– one month trial phase to be implemented
By Jarryl Bryan
Minister of Public Security Khemraj Ramjattan has named the official commencement date for the gun amnesty programme as September 1, with the names of the police stations that will facilitate the handovers expected to be disclosed this weekend.
The Minister, in an invited comment, also disclosed yesterday that the programme’s testing phase will constitute the first month, after which the exercise could possibly see extensions based upon the success rate. This is contrary to reports appearing in sections of the media, stating that the programme would have a two-month trial period.
Preparations for the gun amnesty programme have been in the pipeline since the initial announcement was made. It was an approach targeting holders of illegal firearms, with a view to having them voluntarily turn in their weapons.
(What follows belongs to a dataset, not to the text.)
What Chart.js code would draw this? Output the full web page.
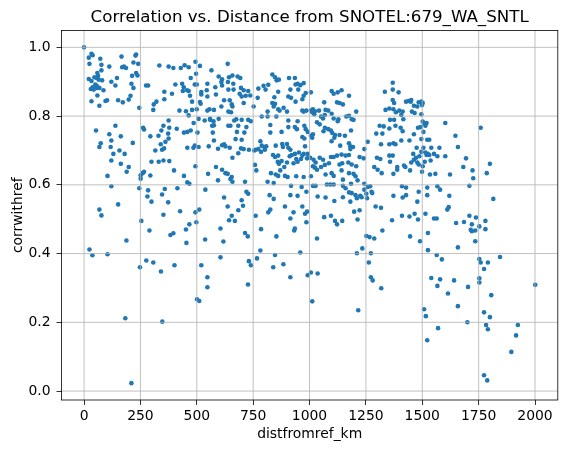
<!DOCTYPE html>
<html><head><meta charset="utf-8">
<script src="https://cdn.jsdelivr.net/npm/chart.js@4"></script>
<style>html,body{margin:0;padding:0;background:#fff}</style>
</head><body>
<canvas id="c" width="567" height="453" style="width:567px;height:453px;display:block"></canvas>
<script>
// ---- data (distance km, correlation) ----
const distA = [0,33,38,21,72,166,231,228,24,77,
112,169,177,186,219,240,77,59,62,56,
46,65,21,33,80,121,146,213,231,237,
50,56,38,30,43,56,68,86,139,210,
275,284,59,102,95,33,68,151,172,198,
206,219,245,309,321,356,356,307,334,375,
396,429,446,464,494,514,497,473,405,435,
442,457,438,390,464,491,500,520,520,470,
479,514,517,423,452,464,479,500,565,597,
612,609,547,582,612,544,585,547,621,609,
547,556,576,597,559,574,576];
const corrA = [1.0,0.981,0.977,0.970,0.967,0.973,0.979,0.976,0.952,0.949,
0.944,0.942,0.944,0.940,0.956,0.952,0.933,0.925,0.917,0.911,
0.913,0.906,0.908,0.902,0.904,0.900,0.911,0.917,0.925,0.918,
0.892,0.888,0.884,0.879,0.877,0.882,0.882,0.875,0.889,0.894,
0.889,0.889,0.860,0.846,0.844,0.843,0.830,0.846,0.840,0.848,
0.859,0.882,0.824,0.834,0.842,0.871,0.849,0.818,0.947,0.944,
0.940,0.940,0.948,0.942,0.958,0.946,0.923,0.911,0.892,0.894,
0.884,0.875,0.873,0.865,0.873,0.892,0.892,0.870,0.863,0.859,
0.842,0.841,0.836,0.816,0.814,0.802,0.818,0.820,0.933,0.915,
0.907,0.899,0.894,0.884,0.889,0.875,0.863,0.857,0.846,0.828,
0.816,0.820,0.818,0.792,0.792,0.785,0.773];

const distB = [53,68,74,112,121,118,139,163,157,180,
130,121,163,198,189,104,121,216,262,266,
294,260,266,251,251,294,299,316,331,340,
346,355,361,343,352,330,375,378,373,375,
352,378,399,411,443,458,467,443,458,473,
486,508,503,458,485,491,508,494,550,535,
559,568,571,576,553,594,612,621,627,585,
612,627,594,
245,284,281,299,346,358,414,373,352,426,
494,511,538,621,68,77,151];
const corrB = [0.758,0.710,0.721,0.747,0.729,0.710,0.772,0.741,0.700,0.690,
0.690,0.671,0.661,0.652,0.638,0.626,0.596,0.722,0.766,0.761,
0.741,0.634,0.638,0.628,0.618,0.627,0.667,0.700,0.667,0.718,
0.702,0.706,0.725,0.758,0.772,0.743,0.787,0.766,0.749,0.735,
0.671,0.669,0.642,0.763,0.626,0.607,0.603,0.752,0.754,0.758,
0.780,0.792,0.752,0.708,0.708,0.714,0.710,0.654,0.632,0.787,
0.789,0.772,0.752,0.729,0.712,0.705,0.715,0.718,0.712,0.652,
0.644,0.634,0.613,
0.590,0.584,0.566,0.551,0.572,0.588,0.590,0.549,0.513,0.523,
0.520,0.528,0.586,0.563,0.528,0.511,0.543];

const distC = [254,290,188,24,37,104,248,276,307,341,
401,383,396,452,467,454,498,520,547,547,
501,511,537,605,618,605,183,347,210];
const corrC = [0.495,0.467,0.438,0.412,0.395,0.398,0.360,0.380,0.374,0.348,
0.366,0.454,0.459,0.470,0.485,0.431,0.491,0.366,0.331,0.302,
0.267,0.262,0.441,0.473,0.435,0.389,0.212,0.202,0.023];

const distD = [637,638,658,681,643,662,693,640,663,696,
708,728,690,699,717,737,708,646,655,658,
752,652,640,675,666,699,728,740,640,649,
684,720,678,711,699,672,646,684,696,708,
731,761,658,637,773,796,817,805,835,847,
854,864,861,909,935,938,947,959,974,950,
915,906,918,938,968,974,983,1006,844,835,
847,841,861,867,885,900,814,788,814,853,
770,968,986,974,1006,1015,1024,1042,1012,1021,
1071,1083,1098,1051,1060,1068,1107,1125,1128,1163,
1175,1187,1195,1207,1065,1098,1107,1125,1142,1175,
1122,1133,1148,906,947,977,983,906,935,944,
992,1006,1012,1015,1033,1045,1068,1062,1083,1095,
1101,1113,1098,1110,1133,1157,1184,1175,1181,1193,
1181,1175,1160,1142,1122,1136,968,977,876,826,
826,782,788,799,808,802,785,773,755,850,
879,882,900,906,915,912,921,935,941,953,
980,974,992,968,838,847,861,859,864,876,
888,900,929,947,962,989,1003,1018,1027,1045,
1060,1015,1024,1033,1051,1068,1086,1095,1107,1133,
1145,1172,1187,1207,1222,1142,1175,1195,1204,1098,
1107,1071,1006,974,941,903,891,861,850,829,
870,764,758,814,841,918,965,1015,1027,1077,
1092,1107,1148,1148,1160,1184,1213,1243,1258,1243,
1252,1275,1269,1278,1255,1225,1204,1210,1231,1187,
1175,1181,1198,1222,1148,1110,1071,1036,986,947,
915,891,823,841,817,826,761,929,968,980,
989,1065,1095,1293,1317,1302,1320,1287,1299,1314,
1317,1296,1323,1311,1329,1337,1334,1258,1243,1240,
655,649,658,714,728,720,699,705,684,655,637];
const corrD = [0.952,0.899,0.918,0.915,0.913,0.894,0.911,0.877,0.877,0.882,
0.875,0.873,0.865,0.857,0.859,0.860,0.838,0.846,0.834,0.828,
0.828,0.811,0.813,0.791,0.787,0.789,0.789,0.785,0.772,0.772,
0.772,0.768,0.754,0.752,0.731,0.733,0.708,0.692,0.706,0.704,
0.702,0.702,0.679,0.632,0.880,0.888,0.891,0.877,0.921,0.913,
0.904,0.906,0.871,0.911,0.911,0.892,0.894,0.890,0.896,0.877,
0.877,0.857,0.853,0.842,0.849,0.859,0.867,0.869,0.855,0.838,
0.836,0.828,0.820,0.816,0.824,0.813,0.813,0.799,0.799,0.799,
0.853,0.816,0.816,0.813,0.816,0.820,0.814,0.816,0.811,0.805,
0.818,0.816,0.807,0.799,0.793,0.803,0.793,0.785,0.791,0.799,
0.801,0.791,0.789,0.813,0.840,0.873,0.865,0.869,0.875,0.859,
0.840,0.838,0.834,0.787,0.785,0.772,0.762,0.768,0.768,0.762,
0.754,0.743,0.737,0.747,0.782,0.776,0.766,0.756,0.762,0.758,
0.751,0.745,0.727,0.737,0.745,0.743,0.758,0.721,0.712,0.710,
0.704,0.687,0.685,0.688,0.685,0.714,0.739,0.735,0.754,0.774,
0.752,0.727,0.714,0.710,0.712,0.702,0.696,0.704,0.700,0.714,
0.719,0.710,0.719,0.708,0.702,0.683,0.687,0.690,0.675,0.694,
0.712,0.690,0.690,0.685,0.687,0.681,0.685,0.667,0.661,0.669,
0.652,0.665,0.663,0.667,0.675,0.677,0.679,0.673,0.665,0.679,
0.673,0.654,0.650,0.644,0.652,0.658,0.663,0.681,0.681,0.659,
0.663,0.665,0.659,0.654,0.681,0.642,0.634,0.632,0.625,0.634,
0.626,0.630,0.625,0.623,0.625,0.623,0.626,0.626,0.630,0.634,
0.642,0.642,0.658,0.609,0.605,0.597,0.594,0.597,0.597,0.601,
0.601,0.601,0.615,0.597,0.590,0.603,0.613,0.603,0.594,0.586,
0.574,0.580,0.596,0.576,0.561,0.568,0.570,0.561,0.564,0.576,
0.578,0.551,0.522,0.526,0.564,0.553,0.563,0.566,0.580,0.568,
0.570,0.537,0.570,0.559,0.520,0.528,0.510,0.520,0.537,0.516,
0.522,0.506,0.510,0.537,0.533,0.644,0.634,0.652,0.679,0.675,
0.718,0.749,0.749,0.772,0.770,0.818,0.871,0.725,0.704,0.677,
0.623,0.617,0.609,0.609,0.574,0.580,0.555,0.539,0.526,0.510,0.537];

const distE = [1369,1369,1395,1369,1375,1354,1372,1383,1398,1413,
1407,1428,1440,1451,1449,1463,1478,1484,1496,1502,
1499,1454,1466,1496,1357,1375,1416,1502,1508,1514,
1519,1481,1493,1381,1404,1413,1354,1505,1463,1443,
1407,1496,1522,1531,1372,1381,1354,1475,1505,1540,
1576,1514,1525,1519,1531,1552,1567,1496,1487,1472,
1460,1463,1451,1478,1484,1511,1502,1537,1369,1354,
1357,1389,1389,1419,1425,1446,1499,1534,1558,1372,
1602,1647,1658,1602,1694,1682,1723,1726,1623,1709,
1759,1786,1800,1815,1410,1428,1522,1567,1579,1372,
1413,1428,1484,1522,1620,1478,1617,1611,1410,1443,
1466,1514,1709];
const corrE = [0.897,0.877,0.869,0.847,0.838,0.822,0.820,0.811,0.816,0.813,
0.803,0.842,0.844,0.847,0.842,0.830,0.828,0.840,0.842,0.838,
0.832,0.813,0.809,0.805,0.789,0.789,0.791,0.784,0.778,0.772,
0.780,0.766,0.768,0.772,0.766,0.756,0.764,0.754,0.747,0.729,
0.729,0.733,0.731,0.731,0.721,0.718,0.718,0.708,0.708,0.708,
0.708,0.694,0.690,0.687,0.687,0.690,0.683,0.696,0.683,0.679,
0.690,0.673,0.665,0.665,0.659,0.667,0.654,0.671,0.685,0.685,
0.667,0.652,0.644,0.656,0.652,0.642,0.638,0.630,0.632,0.632,
0.780,0.743,0.710,0.683,0.677,0.652,0.642,0.619,0.630,0.597,
0.766,0.634,0.661,0.559,0.596,0.592,0.592,0.596,0.586,0.568,
0.563,0.570,0.580,0.570,0.568,0.551,0.535,0.528,0.510,0.508,
0.516,0.516,0.510];

const distF = [643,669,714,726,785,853,782,767,731,740,
847,839,884,915,727,915,986,935,932,959,
992,1006,1036,1033,1012,1113,1122,1145,1213,1210,
1234,1252,1266,1287,1323,1272,1263,1272,1280,1318,1216];
const corrF = [0.497,0.495,0.460,0.450,0.471,0.450,0.409,0.386,0.378,0.366,
0.396,0.360,0.369,0.331,0.310,0.502,0.491,0.473,0.467,0.403,
0.337,0.345,0.342,0.444,0.261,0.495,0.485,0.495,0.499,0.401,
0.415,0.451,0.448,0.444,0.467,0.401,0.374,0.331,0.322,0.299,0.235];

const distG = [1366,1481,1552,1564,1650,1685,1738,1780,1720,1715,
1720,1735,1753,1780,1446,1525,1490,1735,1658,1525,
1564,1587,1753,1759,1791,1774,1845,1540,1579,1567,
1641,1703,1753,1753,1614,1806,2001,1508,1516,1658,
1774,1800,1700,1570,1783,1791,1924,1916,1522,1895,1774,1788];
const corrG = [0.497,0.499,0.502,0.502,0.489,0.492,0.505,0.495,0.485,0.469,
0.465,0.467,0.479,0.471,0.450,0.460,0.436,0.436,0.418,0.410,
0.396,0.383,0.384,0.374,0.374,0.355,0.390,0.329,0.325,0.306,
0.322,0.303,0.328,0.316,0.284,0.279,0.309,0.238,0.218,0.247,
0.229,0.215,0.200,0.183,0.192,0.180,0.192,0.162,0.148,0.114,0.046,0.031];

const xTickValues = [0, 250, 500, 750, 1000, 1250, 1500, 1750, 2000];
const yTickValues = [0.0, 0.2, 0.4, 0.6, 0.8, 1.0];
const chartTitle = 'Correlation vs. Distance from SNOTEL:679_WA_SNTL';

// ---- build dataset ----
const distGroups = [distA, distB, distC, distD, distE, distF, distG];
const corrGroups = [corrA, corrB, corrC, corrD, corrE, corrF, corrG];
const pts = [];
distGroups.forEach((dg, gi) => {
  const cg = corrGroups[gi];
  const n = Math.min(dg.length, cg.length);
  for (let i = 0; i < n; i++) pts.push({x: dg[i], y: cg[i]});
});

const FONT = 'DejaVu Sans';
const TICK_SIZE = 13.9;

const frame = {
  id: 'frame',
  afterDatasetsDraw(chart) {
    const {ctx, chartArea: a, scales: {x, y}} = chart;
    ctx.save();
    ctx.beginPath();
    ctx.rect(a.left, a.top, a.right - a.left, a.bottom - a.top);
    ctx.clip();
    ctx.strokeStyle = '#b0b0b0';
    ctx.lineWidth = 0.8;
    xTickValues.forEach(v => {
      const p = x.getPixelForValue(v);
      ctx.beginPath(); ctx.moveTo(p, a.top); ctx.lineTo(p, a.bottom); ctx.stroke();
    });
    yTickValues.forEach(v => {
      const p = y.getPixelForValue(v);
      ctx.beginPath(); ctx.moveTo(a.left, p); ctx.lineTo(a.right, p); ctx.stroke();
    });
    ctx.restore();
    ctx.save();
    ctx.strokeStyle = '#000';
    ctx.lineWidth = 0.8;
    ctx.strokeRect(a.left, a.top, a.right - a.left, a.bottom - a.top);
    ctx.restore();
  },
  afterDraw(chart) {
    const {ctx, chartArea: a} = chart;
    ctx.save();
    ctx.fillStyle = '#000';
    ctx.font = '16.67px "DejaVu Sans"';
    ctx.textAlign = 'center';
    ctx.textBaseline = 'alphabetic';
    ctx.fillText(chartTitle, (a.left + a.right) / 2, 22);
    ctx.restore();
  }
};

new Chart(document.getElementById('c'), {
  type: 'scatter',
  data: {
    datasets: [{
      data: pts,
      backgroundColor: '#1f77b4',
      borderWidth: 0,
      pointRadius: 2.3,
      pointHoverRadius: 2.3
    }]
  },
  options: {
    responsive: false,
    devicePixelRatio: 1,
    animation: false,
    events: [],
    layout: {padding: {left: 0, right: 9.2, top: 30.5, bottom: 0}},
    plugins: {
      legend: {display: false},
      tooltip: {enabled: false},
      title: {display: false}
    },
    scales: {
      x: {
        type: 'linear',
        min: -100.05,
        max: 2101.05,
        afterBuildTicks: s => { s.ticks = xTickValues.map(v => ({value: v})); },
        afterFit: s => { s.height = 53; },
        ticks: {
          color: '#000',
          font: {family: FONT, size: TICK_SIZE},
          padding: 3,
          maxRotation: 0,
          autoSkip: false,
          callback: v => String(v)
        },
        grid: {drawOnChartArea: false, drawTicks: true, tickLength: 5, tickColor: '#000', tickWidth: 0.8},
        border: {display: false},
        title: {
          display: true,
          text: 'distfromref_km',
          color: '#000',
          font: {family: FONT, size: TICK_SIZE},
          padding: {top: 0, bottom: 10.5}
        }
      },
      y: {
        type: 'linear',
        min: -0.026,
        max: 1.049,
        afterBuildTicks: s => { s.ticks = yTickValues.map(v => ({value: v})); },
        afterFit: s => { s.width = 61.5; },
        ticks: {
          color: '#000',
          font: {family: FONT, size: TICK_SIZE},
          padding: 6,
          autoSkip: false,
          callback: v => Number(v).toFixed(1)
        },
        grid: {drawOnChartArea: false, drawTicks: true, tickLength: 5, tickColor: '#000', tickWidth: 0.8},
        border: {display: false},
        title: {
          display: true,
          text: 'corrwithref',
          color: '#000',
          font: {family: FONT, size: TICK_SIZE},
          padding: {top: 10.4, bottom: 0}
        }
      }
    }
  },
  plugins: [frame]
});
</script>
</body></html>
Should this be done, no prosecution would follow.
However, in light of the fact that members of the public may have little confidence in dealing exclusively with law enforcement officers during the handover process, provisions have been made for religious representatives to be present at the police stations during the period.
Ramjattan stated that this was to ensure that a comfort level is maintained. He also emphasised that the religious representatives would not personally get involved in collecting the firearms.
The Minister disclosed that in consultations with the religious groups, the one-month period had been the time span the groups indicated was best suited for them, since they were in effect volunteering their time. Government had been constrained by this factor, Ramjattan pointed out.
This, he said, was not necessarily detrimental, as the one-month period would allow him to assess the viability/success of the programme and whether an extension is warranted.
The Ministry of Public Security is currently drafting an order detailing some operational aspects of the amnesty, following which it will be publicized in the gazette. It is also understood that churches and faith-based organizations that already collaborate with the police force on the ‘Cops and Faith Program’ will constitute the religious bodies to be brought on board.
The proliferation of guns and ammunitions in the country has long been attributed to the borders, which are considered transshipment points. Individuals have even been busted with their guns shipped in crates, such as the arms cache of high powered rifles, pistols and ammunitions unearthed at the Guyana National Industrial Corporation (GNIC) wharf in May. That crate is said to have come from Miami.
The Government has been working on a security plan that will see an undertaking being launched to combat crime, as well as to improve the police force’s investigative capabilities by rebuilding an efficient Criminal Intelligence System and the Criminal Investigations Department.
In addition, the Public Security Ministry has introduced the 2:00 a.m. curfew system, in an effort to reduce crime and vehicular accidents. The Government has also been communicating with the United States and the United Kingdom, with a view of receiving international help in its crime fighting endeavors.
Also, $21B was allocated to the security sector by A Partnership for National Unity/Alliance for Change (APNU+AFC), as part of its budget presentation. Out of that amount, $11.9B will support the operations of the Guyana Police Force, Guyana Prison Service, Guyana Fire Service and Customs Anti Narcotics (CANU), while $9.1B has been budgeted for the Guyana Defence Force.
A few weeks ago, the Minister also transferred several vehicles that had originally been intended for the Community Policing Groups to the Police Force in an effort to boost the force’s response time.